If we did not write <-finished twice, then the program would exit after the first goroutine finishes. This is not very practical and can be fixed easily with a loop.

package main

import "fmt"

func main() {
    finished := make(chan bool)

    // we specify how many workers we want
    numberOfGoroutines := 5

    // foreach worker we want
    for i := 0; i < numberOfGoroutines; i++ {
        
        // create a new goroutine
        go printMessage(finished, i)

        // and wait until it is finished
        <-finished
    }
}

func printMessage(finished chan bool, num int) {
    fmt.Println("Hello, world", num)
    finished <- true
}

Here, we are creating what appears to be a solution, but the catch is hidden within the loop. We are creating a new goroutine and then explicitly waiting until it is finished. We are blocking. And this is not a practical solution because our code is sequential, not concurrent.
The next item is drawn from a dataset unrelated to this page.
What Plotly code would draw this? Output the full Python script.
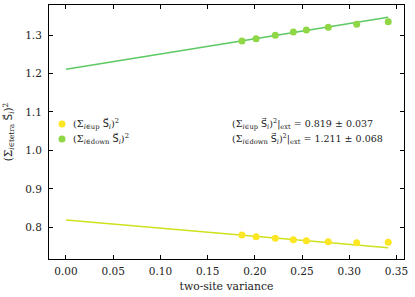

If we run the code, we will see that numbers are ascending from 0 to 4.

$ go run sample.go
Hello, world 0
Hello, world 1
Hello, world 2
Hello, world 3
Hello, world 4

The solution is to split the problem into two.

package main

import "fmt"

func main() {
    finished := make(chan bool)
    numberOfGoroutines := 5

    // create workers in advance
    for i := 0; i < numberOfGoroutines; i++ {
        go printMessage(finished, i)
    }

    // then listen for their responses
    for i := 0; i < numberOfGoroutines; i++ {
        <-finished
    }
}

func printMessage(finished chan bool, num int) {
    fmt.Println("Hello, world", num)
    finished <- true
}

In this design, we are essentially creating 6 goroutines, main plus 5 workers. We also cannot guarantee the execution path, which is evident when we run the code.

$ go run sample.go
Hello, world 3
Hello, world 4
Hello, world 1
Hello, world 0
Hello, world 2

Each successive run will produce different output. Our code is concurrent and can be run in parallel.